> [TO BE DONE]:
Find every line of the listing below where "that" appears, and copy it.

> [INFORMATION SUPPLIED]:
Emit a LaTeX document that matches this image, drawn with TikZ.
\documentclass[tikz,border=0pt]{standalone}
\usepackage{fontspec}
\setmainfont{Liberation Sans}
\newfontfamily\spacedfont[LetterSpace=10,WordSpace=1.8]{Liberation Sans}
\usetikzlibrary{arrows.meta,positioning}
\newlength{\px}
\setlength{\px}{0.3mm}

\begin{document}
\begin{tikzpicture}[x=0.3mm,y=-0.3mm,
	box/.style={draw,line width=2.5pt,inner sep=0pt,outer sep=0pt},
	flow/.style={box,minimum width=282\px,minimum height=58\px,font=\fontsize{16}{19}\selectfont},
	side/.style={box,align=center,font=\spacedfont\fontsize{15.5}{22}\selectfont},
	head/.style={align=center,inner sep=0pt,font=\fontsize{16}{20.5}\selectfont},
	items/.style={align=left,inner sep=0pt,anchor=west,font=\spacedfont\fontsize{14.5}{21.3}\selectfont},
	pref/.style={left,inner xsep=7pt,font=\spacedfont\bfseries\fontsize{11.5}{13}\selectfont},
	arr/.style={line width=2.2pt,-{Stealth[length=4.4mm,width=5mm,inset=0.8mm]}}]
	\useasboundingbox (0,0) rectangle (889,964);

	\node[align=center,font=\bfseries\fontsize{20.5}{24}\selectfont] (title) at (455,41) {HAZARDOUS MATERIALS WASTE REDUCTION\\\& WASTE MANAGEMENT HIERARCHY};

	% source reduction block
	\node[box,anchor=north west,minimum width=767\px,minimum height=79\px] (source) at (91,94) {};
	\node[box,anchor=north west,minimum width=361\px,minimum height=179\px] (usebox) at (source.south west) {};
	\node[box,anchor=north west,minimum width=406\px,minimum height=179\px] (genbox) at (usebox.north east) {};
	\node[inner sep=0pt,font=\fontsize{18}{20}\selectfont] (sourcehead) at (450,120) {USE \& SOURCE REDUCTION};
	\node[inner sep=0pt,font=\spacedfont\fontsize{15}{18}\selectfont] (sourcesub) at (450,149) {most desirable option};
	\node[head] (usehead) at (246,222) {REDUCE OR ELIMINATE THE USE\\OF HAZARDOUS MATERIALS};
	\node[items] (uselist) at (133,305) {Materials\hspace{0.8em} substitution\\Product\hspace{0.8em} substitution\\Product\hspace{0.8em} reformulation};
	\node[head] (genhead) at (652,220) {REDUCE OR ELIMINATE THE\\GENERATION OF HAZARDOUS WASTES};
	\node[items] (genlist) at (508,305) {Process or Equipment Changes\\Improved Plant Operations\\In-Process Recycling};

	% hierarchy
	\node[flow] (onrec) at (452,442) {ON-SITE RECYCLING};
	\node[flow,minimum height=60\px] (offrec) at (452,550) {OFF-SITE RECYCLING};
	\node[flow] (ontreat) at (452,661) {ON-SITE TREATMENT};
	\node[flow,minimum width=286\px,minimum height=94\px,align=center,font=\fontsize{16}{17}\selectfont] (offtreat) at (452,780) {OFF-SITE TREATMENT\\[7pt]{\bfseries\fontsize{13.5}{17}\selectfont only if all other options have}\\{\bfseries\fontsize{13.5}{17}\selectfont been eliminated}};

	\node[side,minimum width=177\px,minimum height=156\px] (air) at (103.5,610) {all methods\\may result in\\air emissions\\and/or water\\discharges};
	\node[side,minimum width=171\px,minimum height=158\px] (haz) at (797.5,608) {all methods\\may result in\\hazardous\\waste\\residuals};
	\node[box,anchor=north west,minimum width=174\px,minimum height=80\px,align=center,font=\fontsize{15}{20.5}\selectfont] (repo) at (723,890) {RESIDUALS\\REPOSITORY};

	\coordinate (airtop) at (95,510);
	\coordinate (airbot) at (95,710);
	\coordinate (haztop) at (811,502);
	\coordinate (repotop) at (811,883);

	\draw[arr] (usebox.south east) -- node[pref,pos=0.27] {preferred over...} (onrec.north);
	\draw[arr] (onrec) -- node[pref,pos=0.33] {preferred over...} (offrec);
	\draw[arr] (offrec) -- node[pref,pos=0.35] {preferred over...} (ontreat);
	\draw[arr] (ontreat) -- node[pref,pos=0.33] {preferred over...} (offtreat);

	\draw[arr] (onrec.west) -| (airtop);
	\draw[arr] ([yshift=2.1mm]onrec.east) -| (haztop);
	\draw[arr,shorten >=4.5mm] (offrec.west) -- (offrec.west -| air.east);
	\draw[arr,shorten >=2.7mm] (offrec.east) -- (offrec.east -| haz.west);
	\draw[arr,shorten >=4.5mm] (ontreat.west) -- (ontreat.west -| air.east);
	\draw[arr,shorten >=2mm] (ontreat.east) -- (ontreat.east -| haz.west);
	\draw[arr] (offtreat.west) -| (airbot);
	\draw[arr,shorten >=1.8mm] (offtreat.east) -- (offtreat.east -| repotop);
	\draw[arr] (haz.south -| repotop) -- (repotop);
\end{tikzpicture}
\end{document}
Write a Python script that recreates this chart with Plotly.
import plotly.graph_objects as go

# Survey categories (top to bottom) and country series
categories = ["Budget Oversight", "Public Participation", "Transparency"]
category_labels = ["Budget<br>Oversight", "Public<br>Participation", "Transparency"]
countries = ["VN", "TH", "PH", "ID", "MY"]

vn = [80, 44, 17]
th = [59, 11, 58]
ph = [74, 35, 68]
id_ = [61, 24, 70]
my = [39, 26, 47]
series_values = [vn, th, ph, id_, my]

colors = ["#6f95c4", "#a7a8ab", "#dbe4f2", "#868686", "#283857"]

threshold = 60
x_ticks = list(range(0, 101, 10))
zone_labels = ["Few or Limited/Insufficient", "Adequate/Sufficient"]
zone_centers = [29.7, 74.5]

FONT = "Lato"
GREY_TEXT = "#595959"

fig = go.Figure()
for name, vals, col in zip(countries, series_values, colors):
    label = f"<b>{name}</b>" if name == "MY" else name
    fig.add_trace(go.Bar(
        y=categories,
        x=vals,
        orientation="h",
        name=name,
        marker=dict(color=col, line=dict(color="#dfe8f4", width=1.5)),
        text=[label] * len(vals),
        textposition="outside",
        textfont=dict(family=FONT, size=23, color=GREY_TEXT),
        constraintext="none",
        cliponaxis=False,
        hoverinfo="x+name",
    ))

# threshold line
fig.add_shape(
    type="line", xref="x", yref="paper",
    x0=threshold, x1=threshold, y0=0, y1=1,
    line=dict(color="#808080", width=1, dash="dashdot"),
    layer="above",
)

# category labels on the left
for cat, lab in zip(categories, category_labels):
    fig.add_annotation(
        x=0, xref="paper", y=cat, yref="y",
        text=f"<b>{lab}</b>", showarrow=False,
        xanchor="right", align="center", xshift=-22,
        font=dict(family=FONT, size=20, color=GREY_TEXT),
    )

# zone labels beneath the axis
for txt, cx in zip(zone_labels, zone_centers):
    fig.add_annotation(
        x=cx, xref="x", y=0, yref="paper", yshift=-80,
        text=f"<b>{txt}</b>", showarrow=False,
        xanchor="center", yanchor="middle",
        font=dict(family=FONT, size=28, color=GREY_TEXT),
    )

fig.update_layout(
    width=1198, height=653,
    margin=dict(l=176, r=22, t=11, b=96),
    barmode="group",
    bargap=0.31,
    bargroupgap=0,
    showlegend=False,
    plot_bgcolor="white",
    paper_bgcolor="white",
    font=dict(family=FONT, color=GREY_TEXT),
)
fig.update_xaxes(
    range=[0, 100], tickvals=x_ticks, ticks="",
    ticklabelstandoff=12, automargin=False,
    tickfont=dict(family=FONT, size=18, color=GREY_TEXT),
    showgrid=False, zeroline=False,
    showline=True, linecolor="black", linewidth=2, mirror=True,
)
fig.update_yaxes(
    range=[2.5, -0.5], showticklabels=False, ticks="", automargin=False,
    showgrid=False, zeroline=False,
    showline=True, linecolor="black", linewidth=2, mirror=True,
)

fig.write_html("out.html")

> [COMPLETE RESPONSE]:
Emit a LaTeX document that matches this image, drawn with TikZ.
Write a Python script that recreates this chart with Plotly.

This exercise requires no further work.